Fig. 1: Perspectives on data interpretation.
figure 1

a Hypothetical results from a decoding analysis that would be consistent with the authors’ reported findings (i.e. evidence for a statistical difference [*] between acAN and HCacAN but no effect [n.e.] discernable between recAN and HCrecAN) but insufficient to claim a difference between these two effects. b Hypothetical results that would support the hypothesis put forth by the authors and provide evidence for an interaction effect, which, importantly, would be driven by a decrease in classification performance in the recAN group compared to the acAN group. c Simulated data that depict how activity patterns evoked by food (purple circles) and neutral (green circles) stimuli may disperse within a two-voxel space for acAN patients. The dashed line represents the hyperplane determined by a classification algorithm, which ultimately yields an accuracy of 70% (red contours depict misclassifications). d Same conventions as c but for healthy controls, in which case a classifier would fail to decode food stimuli from neutral stimuli. In both cases, the classifier indicates, at best, whether information pertaining to these two classes in such a two-voxel space is decodable but provides no additional information about the underlying distributions. e To complement the decoding analyses, one could directly probe the activity patterns of several groups within a given n-dimensional representational space (here visualised in two dimensions potentially following multidimensional scaling) and compare properties of their distributions. This approach would permit one to investigate potential hypotheses such as f whether the dispersion (i.e., the dissimilarity) of food representations increases as a function of the severity of an individual’s symptoms. All data presented in this figure were simulated.
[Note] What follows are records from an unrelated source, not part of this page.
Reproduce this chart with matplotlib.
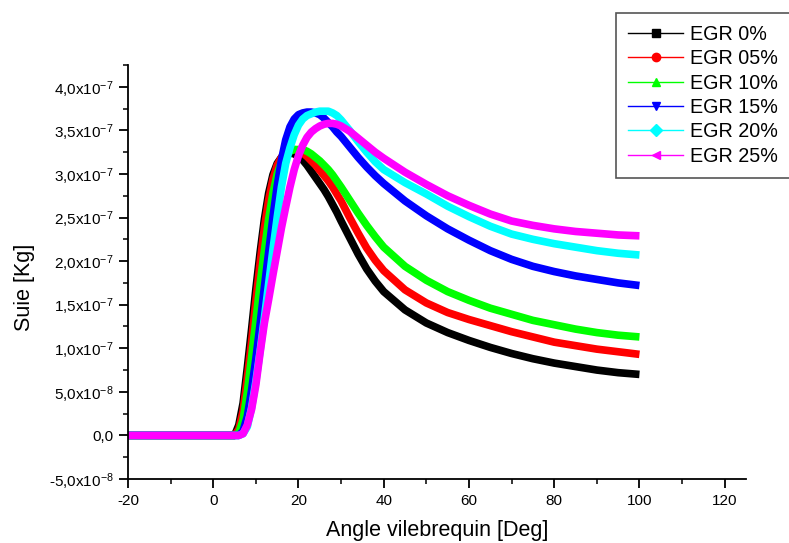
import matplotlib
matplotlib.use("Agg")
import matplotlib.pyplot as plt
from matplotlib.lines import Line2D
from matplotlib.ticker import MultipleLocator, FuncFormatter
import numpy as np

plt.rcParams['font.family'] = ['Liberation Sans', 'DejaVu Sans']
plt.rcParams['mathtext.default'] = 'regular'
plt.rcParams['axes.unicode_minus'] = False

# crank angle [deg]
angle = [-20, 0, 4, 5, 6, 7, 8, 9, 10, 11, 12, 13, 14, 15, 16, 17, 18, 19, 20,
         21, 22, 23, 24, 25, 26, 27, 28, 29, 30, 32, 34, 36, 38, 40,
         45, 50, 55, 60, 65, 70, 75, 80, 85, 90, 95, 100]

# soot mass, in units of 1e-7 kg
egr_00 = [0, 0, 0, 0.00, 0.12, 0.37, 0.78, 1.22, 1.68, 2.10, 2.48, 2.78, 2.99, 3.12, 3.19, 3.23, 3.24, 3.23, 3.20,
          3.16, 3.10, 3.03, 2.96, 2.89, 2.82, 2.74, 2.65, 2.56, 2.46, 2.27, 2.08, 1.91, 1.77, 1.65,
          1.44, 1.29, 1.18, 1.09, 1.01, 0.94, 0.88, 0.83, 0.79, 0.75, 0.72, 0.70]
egr_05 = [0, 0, 0, 0.00, 0.07, 0.28, 0.66, 1.08, 1.54, 1.98, 2.38, 2.70, 2.94, 3.10, 3.19, 3.25, 3.27, 3.28, 3.27,
          3.24, 3.20, 3.15, 3.10, 3.04, 2.98, 2.92, 2.85, 2.77, 2.69, 2.50, 2.32, 2.15, 2.01, 1.89,
          1.67, 1.52, 1.41, 1.33, 1.26, 1.19, 1.13, 1.07, 1.03, 0.99, 0.96, 0.93]
egr_10 = [0, 0, 0, 0.00, 0.03, 0.18, 0.50, 0.90, 1.32, 1.74, 2.12, 2.48, 2.78, 3.00, 3.14, 3.22, 3.26, 3.28, 3.28,
          3.28, 3.26, 3.23, 3.19, 3.15, 3.10, 3.05, 2.99, 2.92, 2.85, 2.70, 2.55, 2.41, 2.28, 2.16,
          1.94, 1.78, 1.65, 1.55, 1.46, 1.39, 1.32, 1.27, 1.22, 1.18, 1.15, 1.13]
egr_15 = [0, 0, 0, 0.00, 0.00, 0.05, 0.22, 0.52, 0.88, 1.28, 1.70, 2.10, 2.50, 2.86, 3.16, 3.39, 3.54, 3.63, 3.68,
          3.70, 3.71, 3.71, 3.70, 3.68, 3.64, 3.59, 3.54, 3.48, 3.43, 3.31, 3.19, 3.08, 2.98, 2.89,
          2.69, 2.52, 2.37, 2.24, 2.12, 2.02, 1.94, 1.88, 1.83, 1.79, 1.75, 1.72]
egr_20 = [0, 0, 0, 0.00, 0.00, 0.02, 0.10, 0.32, 0.62, 0.97, 1.35, 1.74, 2.13, 2.50, 2.85, 3.12, 3.30, 3.45, 3.56,
          3.63, 3.67, 3.69, 3.71, 3.72, 3.72, 3.72, 3.70, 3.67, 3.62, 3.50, 3.37, 3.25, 3.14, 3.05,
          2.90, 2.77, 2.63, 2.51, 2.40, 2.31, 2.25, 2.20, 2.16, 2.12, 2.09, 2.07]
egr_25 = [0, 0, 0, 0.00, 0.00, 0.02, 0.12, 0.30, 0.58, 0.95, 1.29, 1.56, 1.84, 2.11, 2.38, 2.62, 2.85, 3.05, 3.21,
          3.33, 3.42, 3.48, 3.52, 3.55, 3.57, 3.58, 3.58, 3.57, 3.55, 3.49, 3.41, 3.33, 3.25, 3.18,
          3.02, 2.88, 2.75, 2.64, 2.54, 2.46, 2.41, 2.37, 2.34, 2.32, 2.30, 2.29]

labels = ['EGR 0%', 'EGR 05%', 'EGR 10%', 'EGR 15%', 'EGR 20%', 'EGR 25%']
colors = ['#000000', '#ff0000', '#00ff00', '#0000ff', '#00ffff', '#ff00ff']
markers = ['s', 'o', '^', 'v', 'D', '<']
series = [egr_00, egr_05, egr_10, egr_15, egr_20, egr_25]

fig = plt.figure(figsize=(7.89, 5.43), dpi=100)
ax = fig.add_axes([128 / 789, 1 - 479 / 543, 618 / 789, 414 / 543])

for vals, c in zip(series, colors):
    ax.plot(angle, np.array(vals) * 1e-7, color=c, linewidth=5.5, solid_capstyle='butt')

ax.set_xlim(-20, 125)
ax.set_ylim(-5e-8, 4.25e-7)

ax.xaxis.set_major_locator(MultipleLocator(20))
ax.xaxis.set_minor_locator(MultipleLocator(10))
ax.yaxis.set_major_locator(MultipleLocator(5e-8))
ax.yaxis.set_minor_locator(MultipleLocator(2.5e-8))


def sci_comma(v, pos):
    if abs(v) < 1e-12:
        return '0,0'
    e = int(np.floor(np.log10(abs(v)) + 1e-9))
    m = v / 10 ** e
    return ('%.1f' % m).replace('.', ',') + 'x10$^{%d}$' % e


ax.yaxis.set_major_formatter(FuncFormatter(sci_comma))

for s in ['top', 'right']:
    ax.spines[s].set_visible(False)
for s in ['left', 'bottom']:
    ax.spines[s].set_linewidth(1.3)

ax.tick_params(which='major', direction='out', length=6.5, width=1.3, labelsize=11, pad=4)
ax.tick_params(which='minor', direction='out', length=3.5, width=1.1)

ax.set_xlabel('Angle vilebrequin [Deg]', fontsize=15.5, labelpad=9)
ax.set_ylabel('Suie [Kg]', fontsize=15.5)
ax.yaxis.set_label_coords(-0.15, 0.4626)

handles = [Line2D([], [], color=c, marker=m, linewidth=1, markersize=6)
           for c, m in zip(colors, markers)]
leg = fig.legend(handles, labels, loc='upper left', bbox_to_anchor=(616 / 789, 1 - 12.7 / 543),
                 borderaxespad=0, fontsize=14.2, handlelength=2.8, handletextpad=0.35,
                 labelspacing=0.27, borderpad=0.62, fancybox=False, framealpha=1,
                 edgecolor='#555555')
leg.get_frame().set_linewidth(1.2)

fig.savefig('out.png', dpi=100)
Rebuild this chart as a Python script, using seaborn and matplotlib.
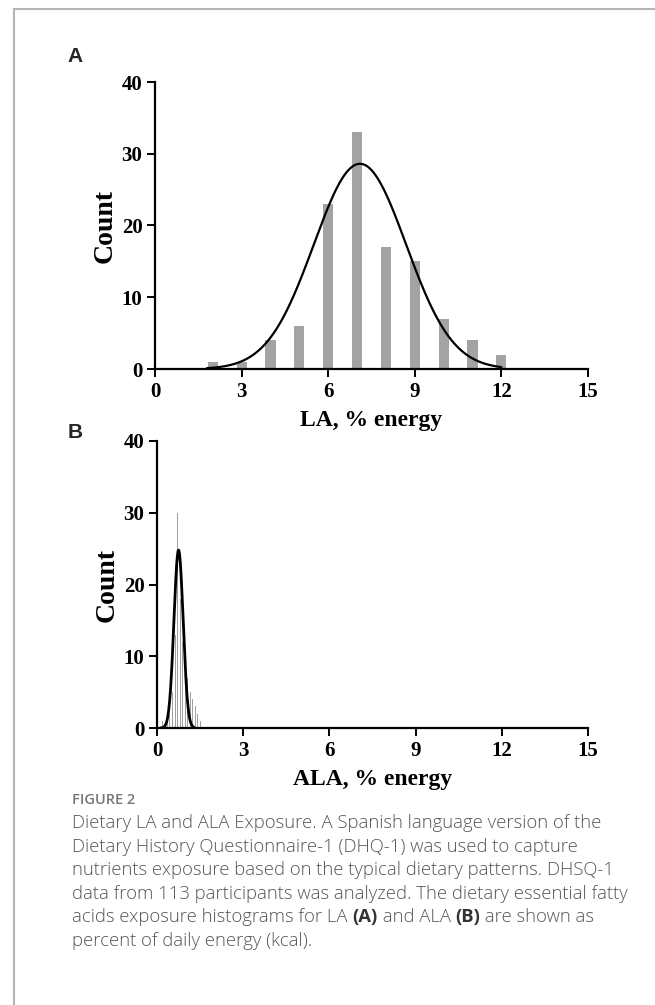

Regardless, exploring differences in classification performance to infer altered information processing for prognostic purposes is a shrewd application of machine learning [5]. However, given the different goals of decoding-based and encoding-based analyses [6], one can complement the classification analyses (Fig. 1c, d) with, for example, representational similarity analysis [7], thereby gleaning insight regarding how the representations are changing [8].

This strategy would be of particular interest, given the authors’ supposition that altered attentional mechanisms towards food underlie the classifier’s differential performance across groups. Previous work has shown that attention alters representational spaces to increase the categoricity of the attended feature [9]. As such, one could investigate whether neural representations of food in acAN patients are, for example, unusually dispersed (or compact) with respect to those of healthy controls or recAN (Fig. 1e, f) and, with additional encoding analyses, whether these representations tend to distribute along different dimensions underlying the food representational space. Such approaches could help to unravel how attentional mechanisms may (pathologically) affect cognitive processes related to food in acAN patients and determine whether any individual-level alterations in the representational space have additional prognostic value [10].

This correspondence aims to highlight the clever manner in which the authors combined machine learning with fMRI to investigate cognitive changes in patients with AN while simultaneously drawing attention to a few caveats/strategies in the analyses and interpretations that researchers and reviewers should take into account when designing and assessing functional neuroimaging experiments.